Frederic Tuten (born 1936) is an American novelist, short story writer and essayist. He has written five novels — The Adventures of Mao on the Long March (1971), Tallien: A Brief Romance (1988), Tintin in the New World: A Romance (1993), Van Gogh's Bad Café (1997) and The Green Hour (2002) — as well as short stories and essays, many of the latter being about contemporary art.
Born in 1936 in The Bronx, New York City, New York, in the USA, Tuten is the son of a Sicilian mother and a French-Huguenot father. His father left their family when Tuten was young, and though they were never close, his father eventually was a part of Tuten's life before his death.
Tuten received his undergraduate degree from the City College of New York. After studying pre-Columbian art history at the National Autonomous University of Mexico and travelling through South America writing on Brazilian cinema, he earned a Ph.D. in 19th-century American literature from New York University, concentrating on Melville, Whitman, and James Fenimore Cooper, and taught literature and American cinema in France at the University of Paris VIII.
Tuten spent 15 years heading the graduate program in creative writing at the City College of New York, which he co-founded. In that capacity, he championed the work of students Walter Mosley, Oscar Hijuelos, Philip Graham, Aurelie Sheehan, Salar Abdoh, Ernesto Quiñonez, and many others. He also teaches classes on experimental writing at The New School. He is on the board of advisors for Guernica Magazine and executive editor of Smyles & Fish. Tuten's short fiction has appeared in Conjunctions, Fence, Fiction, Granta, The New Review of Literature, and Tri-Quarterly. In 1973, he received a Guggenheim Fellowship for Creative Writing and in 2001 was given the Award for Distinguished Writing from the American Academy of Arts and Letters.
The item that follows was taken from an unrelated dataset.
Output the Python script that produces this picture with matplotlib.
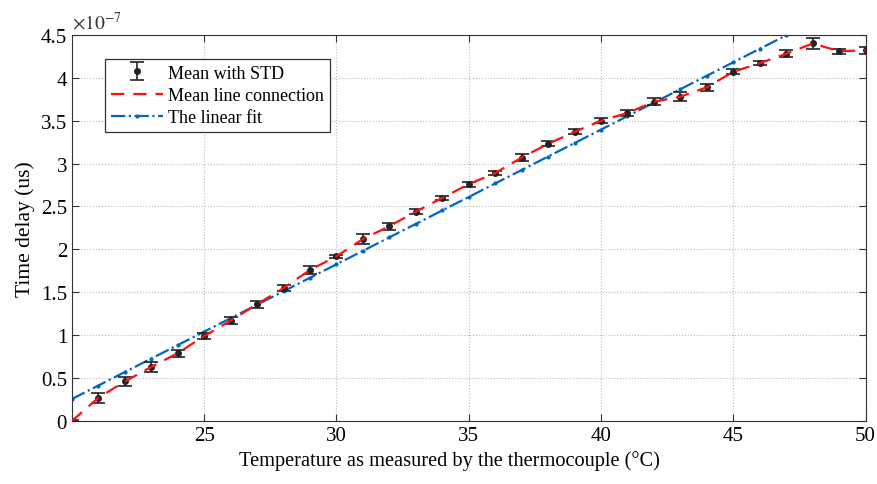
import numpy as np
import matplotlib
matplotlib.use("Agg")
import matplotlib.pyplot as plt
from matplotlib.ticker import FuncFormatter

# temperature (degC) and mean delay (x1e-7)
temp = np.arange(20, 51)
mean_delay = [0.00, 0.27, 0.46, 0.63, 0.79, 0.99, 1.17, 1.36, 1.55, 1.76,
              1.92, 2.12, 2.27, 2.44, 2.60, 2.76, 2.89, 3.07, 3.23, 3.37,
              3.50, 3.59, 3.72, 3.78, 3.89, 4.07, 4.17, 4.28, 4.40, 4.31,
              4.32]
std_delay = [0.01, 0.06, 0.05, 0.06, 0.04, 0.04, 0.04, 0.04, 0.04, 0.05,
             0.02, 0.06, 0.04, 0.03, 0.02, 0.03, 0.02, 0.04, 0.03, 0.03,
             0.03, 0.04, 0.04, 0.05, 0.04, 0.03, 0.02, 0.04, 0.06, 0.03,
             0.04]
# linear fit coefficients
fit_slope = 0.157
fit_intercept = 0.256

plt.rcParams['font.family'] = ['Liberation Serif', 'DejaVu Serif']
plt.rcParams['mathtext.fontset'] = 'stix'

fig = plt.figure(figsize=(8.77, 4.85), dpi=100)
ax = fig.add_axes([0.082, 0.13, 0.905, 0.796])

ax.errorbar(temp, mean_delay, yerr=std_delay, fmt='o', color='#222222',
            markersize=4, capsize=5, elinewidth=1.2, capthick=1.2,
            label='Mean with STD', zorder=3)
ax.plot(temp, mean_delay, '--', color='#ff1010', lw=1.6, dashes=(6, 4),
        label='Mean line connection', zorder=4)
fit_x = np.arange(20, 51)
fit_y = fit_slope * (fit_x - 20) + fit_intercept
ax.plot(fit_x, fit_y, '-.', color='#0066c0', lw=1.6, marker='.',
        markersize=4, label='The linear fit', zorder=2)

ax.set_xlim(20, 50)
ax.set_ylim(0, 4.5)
ax.set_xticks([25, 30, 35, 40, 45, 50])
ax.set_yticks(np.arange(0, 4.51, 0.5))
ax.yaxis.set_major_formatter(FuncFormatter(lambda v, p: '%g' % v))
ax.tick_params(direction='in', top=True, right=True, labelsize=15,
               length=5, color='#333333')
ax.grid(True, linestyle=':', color='#bbbbbb', lw=0.8)
for s in ax.spines.values():
    s.set_color('#333333')

ax.set_xlabel('Temperature as measured by the thermocouple (\u00b0C)', fontsize=14.7)
ax.xaxis.set_label_coords(0.476, -0.075)
ax.set_ylabel('Time delay (us)', fontsize=15.5, labelpad=4)
ax.text(0.0, 1.005, r'$\times10^{-7}$', transform=ax.transAxes, fontsize=14,
        ha='left', va='bottom', color='#333333')

handles, labels = ax.get_legend_handles_labels()
order = [labels.index('Mean with STD'), labels.index('Mean line connection'),
         labels.index('The linear fit')]
leg = ax.legend([handles[i] for i in order], [labels[i] for i in order],
                loc='upper left', bbox_to_anchor=(0.042, 0.937), fontsize=13,
                fancybox=False, edgecolor='#333333', framealpha=1,
                borderpad=0.3, handlelength=2.9, handletextpad=0.3,
                labelspacing=0.3, borderaxespad=0)
leg.get_frame().set_linewidth(0.9)

fig.savefig('out.png', dpi=100)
Tuten is also a well-known figure within the art world. He has worked as an art and film critic in various venues and often incorporates allusions to these fields in his fiction as well. Tuten was a close personal friend of Roy Lichtenstein and published several essays on his work, as well as catalogue essays for many other artists including John Baldessari, Eric Fischl, R.B. Kitaj, and David Salle.
Tuten currently resides in New York City's East Village.
"My Autobiography : Portable, with Commentary", Conjunctions 40, Spring 2003.
"In the Borghese Gardens," The New Review of Literature Vol. 1, October 2003.
Tuten's first collection of short stories entitled Self Portraits: Fictions will be published by W. W. Norton on 13 September 2010 and include the following stories:
"The Park Near Marienbad", Conjunctions 42, Spring 2004.
"Voyagers", Conjunctions 44, Spring 2005.
"The Park in Winter," Fence Vol.8, Summer 2005.
" The Ship at Anchor", Granta 91, September 2005.
" Self Portrait with Icebergs", KGB Bar Lit, 2005.
"Self Portrait with Cheese", "Roy Lichtenstein: Conversations with Surrealism, Exhibition Catalogue: Mitchell-Innes & Nash, October 2005; reprinted in Smyles & Fish 1, Fall 2006.
"Self Portrait with Beach", Mona Kuhn : Evidence, 2007 ISBN 3865213723; reprinted in Conjunctions 48, Spring 2007, and in Harper's, August 2007;
"Self Portrait with Sicily," Conjunctions, Spring 2008.
" The Bar on Tompkins Square Park: Self Portrait with Blue Horse", BOMB Magazine, Summer 2009.